_Task goal_
The records below hold a stretch from the line with "Recreate this image" through the line with "import plotly.graph_objects as go"; return exactly those lines, ends included, and nothing more.

_Material provided_
>>

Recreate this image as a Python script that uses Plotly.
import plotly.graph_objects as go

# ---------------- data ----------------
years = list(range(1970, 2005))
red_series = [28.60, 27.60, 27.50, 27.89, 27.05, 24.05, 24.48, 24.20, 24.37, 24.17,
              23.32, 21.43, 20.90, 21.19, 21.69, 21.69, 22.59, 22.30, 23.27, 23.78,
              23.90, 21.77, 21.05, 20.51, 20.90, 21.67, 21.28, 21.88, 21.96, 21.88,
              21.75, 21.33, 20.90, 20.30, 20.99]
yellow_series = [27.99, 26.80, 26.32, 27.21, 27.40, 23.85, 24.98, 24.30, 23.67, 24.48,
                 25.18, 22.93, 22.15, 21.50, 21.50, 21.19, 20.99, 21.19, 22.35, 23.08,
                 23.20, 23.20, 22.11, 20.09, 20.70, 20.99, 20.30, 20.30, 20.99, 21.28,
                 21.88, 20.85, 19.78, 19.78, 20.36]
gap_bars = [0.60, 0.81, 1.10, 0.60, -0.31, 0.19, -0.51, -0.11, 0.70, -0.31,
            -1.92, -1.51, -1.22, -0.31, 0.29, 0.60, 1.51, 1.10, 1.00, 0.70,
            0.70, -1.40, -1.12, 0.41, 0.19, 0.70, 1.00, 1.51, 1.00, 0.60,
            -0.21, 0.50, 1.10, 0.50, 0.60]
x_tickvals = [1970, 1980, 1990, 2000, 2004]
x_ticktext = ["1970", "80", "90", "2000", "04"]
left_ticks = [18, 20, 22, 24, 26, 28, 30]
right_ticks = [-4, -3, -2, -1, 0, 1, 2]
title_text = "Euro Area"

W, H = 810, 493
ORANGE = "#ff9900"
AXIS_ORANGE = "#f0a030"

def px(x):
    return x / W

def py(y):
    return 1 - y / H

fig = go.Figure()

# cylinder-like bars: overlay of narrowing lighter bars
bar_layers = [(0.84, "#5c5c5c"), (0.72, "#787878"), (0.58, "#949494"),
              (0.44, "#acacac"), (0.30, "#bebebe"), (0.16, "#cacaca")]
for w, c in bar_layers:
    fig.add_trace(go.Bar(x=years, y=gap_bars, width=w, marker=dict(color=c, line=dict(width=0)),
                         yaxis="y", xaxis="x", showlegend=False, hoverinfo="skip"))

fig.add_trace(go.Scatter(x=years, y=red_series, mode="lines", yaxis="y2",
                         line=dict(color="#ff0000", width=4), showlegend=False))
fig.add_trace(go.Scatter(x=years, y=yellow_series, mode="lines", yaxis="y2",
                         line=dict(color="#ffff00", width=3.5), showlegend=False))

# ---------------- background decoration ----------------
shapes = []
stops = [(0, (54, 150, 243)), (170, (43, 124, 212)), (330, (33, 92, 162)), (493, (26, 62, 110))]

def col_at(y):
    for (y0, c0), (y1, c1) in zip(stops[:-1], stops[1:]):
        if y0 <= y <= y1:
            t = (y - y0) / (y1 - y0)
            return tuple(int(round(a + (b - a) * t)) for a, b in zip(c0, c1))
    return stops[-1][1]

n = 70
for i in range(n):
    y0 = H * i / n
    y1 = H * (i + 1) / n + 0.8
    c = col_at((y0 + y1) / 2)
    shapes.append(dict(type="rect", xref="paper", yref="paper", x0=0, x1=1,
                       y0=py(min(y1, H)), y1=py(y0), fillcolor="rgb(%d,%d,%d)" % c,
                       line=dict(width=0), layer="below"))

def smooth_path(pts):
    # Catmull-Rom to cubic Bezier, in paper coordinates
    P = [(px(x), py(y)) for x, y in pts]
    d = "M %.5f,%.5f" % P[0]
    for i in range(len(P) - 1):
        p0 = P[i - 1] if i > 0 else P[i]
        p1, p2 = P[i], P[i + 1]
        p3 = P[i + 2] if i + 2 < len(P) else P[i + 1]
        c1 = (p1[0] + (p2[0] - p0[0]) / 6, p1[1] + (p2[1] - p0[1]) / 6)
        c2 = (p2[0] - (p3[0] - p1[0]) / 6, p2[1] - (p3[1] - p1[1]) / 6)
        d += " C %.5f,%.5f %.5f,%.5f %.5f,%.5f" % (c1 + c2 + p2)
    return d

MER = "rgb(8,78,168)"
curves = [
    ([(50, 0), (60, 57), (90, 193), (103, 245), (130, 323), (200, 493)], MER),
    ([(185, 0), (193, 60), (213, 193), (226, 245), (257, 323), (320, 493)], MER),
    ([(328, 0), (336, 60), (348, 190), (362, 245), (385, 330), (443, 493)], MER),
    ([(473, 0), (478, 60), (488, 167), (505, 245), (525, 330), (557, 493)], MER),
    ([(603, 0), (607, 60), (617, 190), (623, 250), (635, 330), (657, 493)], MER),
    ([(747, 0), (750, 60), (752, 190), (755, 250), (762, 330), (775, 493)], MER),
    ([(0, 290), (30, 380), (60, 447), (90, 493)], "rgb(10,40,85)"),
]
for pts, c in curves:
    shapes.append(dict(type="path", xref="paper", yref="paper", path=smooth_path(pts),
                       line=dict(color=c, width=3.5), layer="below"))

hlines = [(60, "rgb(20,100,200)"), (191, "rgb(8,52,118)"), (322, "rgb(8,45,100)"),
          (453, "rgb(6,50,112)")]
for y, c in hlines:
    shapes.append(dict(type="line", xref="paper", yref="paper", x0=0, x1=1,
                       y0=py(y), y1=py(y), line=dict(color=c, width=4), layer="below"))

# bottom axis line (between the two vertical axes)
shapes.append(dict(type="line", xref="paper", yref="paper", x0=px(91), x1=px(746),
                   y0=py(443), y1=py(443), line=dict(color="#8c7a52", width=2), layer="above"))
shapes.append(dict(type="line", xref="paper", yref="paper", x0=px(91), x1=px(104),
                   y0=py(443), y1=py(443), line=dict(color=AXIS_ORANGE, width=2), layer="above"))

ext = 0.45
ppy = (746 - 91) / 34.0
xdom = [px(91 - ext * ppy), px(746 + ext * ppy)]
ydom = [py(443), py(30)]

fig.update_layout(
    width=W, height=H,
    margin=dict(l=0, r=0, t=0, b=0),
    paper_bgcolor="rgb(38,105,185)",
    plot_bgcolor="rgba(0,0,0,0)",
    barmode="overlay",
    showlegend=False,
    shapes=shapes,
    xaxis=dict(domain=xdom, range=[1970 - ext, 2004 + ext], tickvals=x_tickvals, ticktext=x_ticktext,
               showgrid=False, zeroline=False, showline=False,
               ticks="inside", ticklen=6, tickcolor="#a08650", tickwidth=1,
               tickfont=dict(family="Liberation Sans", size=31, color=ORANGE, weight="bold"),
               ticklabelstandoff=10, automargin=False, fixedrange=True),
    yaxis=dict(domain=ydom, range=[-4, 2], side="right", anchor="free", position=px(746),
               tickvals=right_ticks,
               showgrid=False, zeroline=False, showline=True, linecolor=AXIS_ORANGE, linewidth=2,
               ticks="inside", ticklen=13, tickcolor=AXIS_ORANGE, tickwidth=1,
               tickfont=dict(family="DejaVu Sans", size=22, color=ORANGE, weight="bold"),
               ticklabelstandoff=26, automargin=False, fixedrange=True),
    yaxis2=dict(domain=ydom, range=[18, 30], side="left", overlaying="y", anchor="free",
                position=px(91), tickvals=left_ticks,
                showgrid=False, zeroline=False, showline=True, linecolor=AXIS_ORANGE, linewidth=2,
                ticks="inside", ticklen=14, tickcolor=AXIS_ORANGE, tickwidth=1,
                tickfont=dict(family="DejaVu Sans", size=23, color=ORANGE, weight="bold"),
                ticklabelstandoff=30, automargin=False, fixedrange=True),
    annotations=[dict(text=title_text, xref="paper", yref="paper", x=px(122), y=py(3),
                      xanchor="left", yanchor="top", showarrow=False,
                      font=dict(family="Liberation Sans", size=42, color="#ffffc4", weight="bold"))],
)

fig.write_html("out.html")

<<
>>

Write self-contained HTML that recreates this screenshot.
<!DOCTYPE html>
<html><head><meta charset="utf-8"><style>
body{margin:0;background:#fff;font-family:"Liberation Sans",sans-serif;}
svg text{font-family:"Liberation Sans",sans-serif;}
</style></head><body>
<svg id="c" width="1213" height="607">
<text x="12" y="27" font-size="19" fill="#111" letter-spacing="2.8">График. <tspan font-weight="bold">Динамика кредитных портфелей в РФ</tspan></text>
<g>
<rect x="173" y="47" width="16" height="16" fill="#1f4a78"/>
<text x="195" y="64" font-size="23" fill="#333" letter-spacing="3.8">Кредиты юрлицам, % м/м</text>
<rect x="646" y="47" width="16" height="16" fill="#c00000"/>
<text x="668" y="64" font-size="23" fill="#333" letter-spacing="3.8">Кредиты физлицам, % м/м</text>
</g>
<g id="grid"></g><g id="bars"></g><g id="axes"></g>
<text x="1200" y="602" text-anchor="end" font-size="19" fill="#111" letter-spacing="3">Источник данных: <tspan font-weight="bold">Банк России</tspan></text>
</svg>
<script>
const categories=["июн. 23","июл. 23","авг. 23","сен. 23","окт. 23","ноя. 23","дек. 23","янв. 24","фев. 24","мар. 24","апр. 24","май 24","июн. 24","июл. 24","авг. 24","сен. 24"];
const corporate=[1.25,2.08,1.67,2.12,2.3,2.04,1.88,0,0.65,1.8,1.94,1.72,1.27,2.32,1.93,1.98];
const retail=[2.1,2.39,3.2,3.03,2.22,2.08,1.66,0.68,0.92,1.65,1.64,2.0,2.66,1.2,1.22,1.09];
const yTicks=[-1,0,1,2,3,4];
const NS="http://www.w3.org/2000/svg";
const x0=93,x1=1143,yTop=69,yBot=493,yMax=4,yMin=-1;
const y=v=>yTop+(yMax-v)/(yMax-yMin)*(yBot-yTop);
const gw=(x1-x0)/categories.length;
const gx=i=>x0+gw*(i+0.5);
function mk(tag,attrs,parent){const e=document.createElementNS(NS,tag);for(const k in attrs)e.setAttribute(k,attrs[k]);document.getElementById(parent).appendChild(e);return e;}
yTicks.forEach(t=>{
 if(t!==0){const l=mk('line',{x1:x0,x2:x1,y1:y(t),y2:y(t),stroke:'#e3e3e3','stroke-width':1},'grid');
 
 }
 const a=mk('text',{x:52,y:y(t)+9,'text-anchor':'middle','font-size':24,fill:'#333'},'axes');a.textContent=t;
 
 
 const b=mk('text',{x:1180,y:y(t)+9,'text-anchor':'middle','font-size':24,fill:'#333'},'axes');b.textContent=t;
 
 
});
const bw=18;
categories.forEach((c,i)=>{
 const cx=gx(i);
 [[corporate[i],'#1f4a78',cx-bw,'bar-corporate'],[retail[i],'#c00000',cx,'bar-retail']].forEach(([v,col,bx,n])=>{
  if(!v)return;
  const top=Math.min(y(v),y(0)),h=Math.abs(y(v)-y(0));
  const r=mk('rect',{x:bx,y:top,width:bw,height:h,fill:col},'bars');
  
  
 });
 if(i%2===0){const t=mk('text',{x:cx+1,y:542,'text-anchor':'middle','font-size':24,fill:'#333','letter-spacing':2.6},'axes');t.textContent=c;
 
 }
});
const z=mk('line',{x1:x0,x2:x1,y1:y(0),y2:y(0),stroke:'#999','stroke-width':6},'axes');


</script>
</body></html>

<<

_Written response_
Recreate this image as a Python script that uses Plotly.
import plotly.graph_objects as go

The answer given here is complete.